Going green is something all of us can do any time of year, no shamrocks or corned beef and cabbage required. In fact, if you are looking to live a more environmentally sensitive life, you might want to consider having beans rather than beef with that cabbage; there’s widespread evidence that an herbivore diet is gentler on our globe sweet globe.
What else can one do to go green? Aside from the usual mundane suggestions to change light bulbs, take cloth bags to the store and buy a Prius? Let’s take a quick tour of what some experts are recommending.
Earthday.org, which promotes eco-conscious living and the annual Earth Day celebrations (coming up on April 22), has published 52 ways to “invest in our planet.” Many of those ideas center around joining Earthday.org-sponsored or supported groups and activities, and some are online-interactive (i.e., calculate your personal carbon footprint, plastic usage or “foodprint”). Writing your representative government officials and asking your power provider for green options are activist ideas.
Last April, Consumer Reports came out with a go-greener list that included some esoterica. Its “Seal Air Leaks” tips include “Light an incense stick and pass it around the edges of potential leak sites. The smoke will waver or get sucked out of or blown into the room where leaks are present.” The watchdog website also encourages people to close curtains (to guard against hot or cold outdoor air infiltration), unplug not-in-use electronics and appliances that have constant lights, wash laundry with cold water, use countertop cookers (e.g., toaster ovens) rather than the oven, and “opt out of unwanted mail.” (CatalogChoice is recommended, and it’s free.)
SignUpGenius turned some of its brainpower toward the environment with a list of 50 things one can do greenwise. They include 11 that stress the concept of reuse and repurpose, under the general heading “Strive for Second Place.”

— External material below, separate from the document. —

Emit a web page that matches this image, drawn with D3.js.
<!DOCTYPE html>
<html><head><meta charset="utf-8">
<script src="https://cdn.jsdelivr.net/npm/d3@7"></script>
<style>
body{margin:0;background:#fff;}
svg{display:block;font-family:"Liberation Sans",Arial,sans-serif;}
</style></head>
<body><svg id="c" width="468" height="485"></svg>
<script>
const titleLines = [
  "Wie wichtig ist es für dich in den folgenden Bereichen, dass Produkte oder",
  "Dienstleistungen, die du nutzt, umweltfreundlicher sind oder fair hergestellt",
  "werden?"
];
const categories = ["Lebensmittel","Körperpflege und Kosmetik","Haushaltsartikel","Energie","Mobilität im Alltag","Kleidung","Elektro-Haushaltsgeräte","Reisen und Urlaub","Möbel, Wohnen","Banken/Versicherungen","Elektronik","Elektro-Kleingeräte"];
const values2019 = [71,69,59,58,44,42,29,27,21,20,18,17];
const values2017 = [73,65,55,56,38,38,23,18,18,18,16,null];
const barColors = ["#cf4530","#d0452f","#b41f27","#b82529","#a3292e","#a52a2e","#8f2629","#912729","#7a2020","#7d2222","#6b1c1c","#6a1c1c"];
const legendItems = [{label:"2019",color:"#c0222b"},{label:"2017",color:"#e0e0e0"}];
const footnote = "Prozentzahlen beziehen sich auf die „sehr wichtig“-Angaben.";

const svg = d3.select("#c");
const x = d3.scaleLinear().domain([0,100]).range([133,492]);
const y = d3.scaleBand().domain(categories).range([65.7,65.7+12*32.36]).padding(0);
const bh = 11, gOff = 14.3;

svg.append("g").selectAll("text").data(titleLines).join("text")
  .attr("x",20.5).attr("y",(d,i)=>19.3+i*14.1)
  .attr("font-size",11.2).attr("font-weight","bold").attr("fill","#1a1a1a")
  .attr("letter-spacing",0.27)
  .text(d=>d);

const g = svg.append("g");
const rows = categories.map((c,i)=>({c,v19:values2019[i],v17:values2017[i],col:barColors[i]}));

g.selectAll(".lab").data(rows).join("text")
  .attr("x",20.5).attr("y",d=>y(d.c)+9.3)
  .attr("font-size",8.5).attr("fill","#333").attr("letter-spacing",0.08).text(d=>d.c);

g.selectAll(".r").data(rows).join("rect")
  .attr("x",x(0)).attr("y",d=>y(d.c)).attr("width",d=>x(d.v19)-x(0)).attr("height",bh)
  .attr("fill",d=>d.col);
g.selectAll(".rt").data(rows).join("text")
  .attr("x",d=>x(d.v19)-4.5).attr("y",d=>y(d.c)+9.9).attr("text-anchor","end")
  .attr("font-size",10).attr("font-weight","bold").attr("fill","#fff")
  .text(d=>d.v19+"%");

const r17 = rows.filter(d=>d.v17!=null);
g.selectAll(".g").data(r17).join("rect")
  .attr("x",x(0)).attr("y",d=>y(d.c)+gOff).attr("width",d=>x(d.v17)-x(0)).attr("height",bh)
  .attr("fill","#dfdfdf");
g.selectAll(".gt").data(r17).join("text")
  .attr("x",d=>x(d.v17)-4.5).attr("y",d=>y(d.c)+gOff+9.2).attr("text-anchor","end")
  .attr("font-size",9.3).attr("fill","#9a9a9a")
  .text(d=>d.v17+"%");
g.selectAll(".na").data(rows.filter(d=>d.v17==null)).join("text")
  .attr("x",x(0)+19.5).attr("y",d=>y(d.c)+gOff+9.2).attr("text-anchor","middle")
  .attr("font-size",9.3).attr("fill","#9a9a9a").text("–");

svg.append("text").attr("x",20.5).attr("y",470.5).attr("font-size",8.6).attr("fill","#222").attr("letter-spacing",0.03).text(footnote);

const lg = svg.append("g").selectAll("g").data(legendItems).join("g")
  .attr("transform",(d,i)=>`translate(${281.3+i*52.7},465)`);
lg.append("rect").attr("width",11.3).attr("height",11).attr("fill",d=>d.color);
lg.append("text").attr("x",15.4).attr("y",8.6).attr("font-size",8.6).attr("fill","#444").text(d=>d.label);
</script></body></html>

Repaint that old furniture or those old frames, get creative with found objects, donate school supplies to local nonprofits and give unwanted hygiene products to a local shelter or pet supplies to the wagging-tails type of local shelter. The site also suggests you dry clothes on a line or rack, use a timer to help limit shower time and “replace an evening out with an evening in.”
Regionally, the Sacramento Municipal Utility District devotes an entire section of its website to going green. There, you’ll learn the benefits of planting free shade trees, tapping into solar reserves and cashing in on eco-rebates, among other things.
The city of Sacramento is taking several sustainability steps, offering programs that “offer financing options or offset the costs of upgrades such as improvements to mechanical and electrical systems, installation of water-efficient fixtures, and development of on-site renewable energy and electric vehicle charging.”
Another great resource is Sacramento County’s website, whose go-green section summarizes and provides links to various environmental programs and waste-handling sites. Go greener, friends! Blarney, what have you got to lose?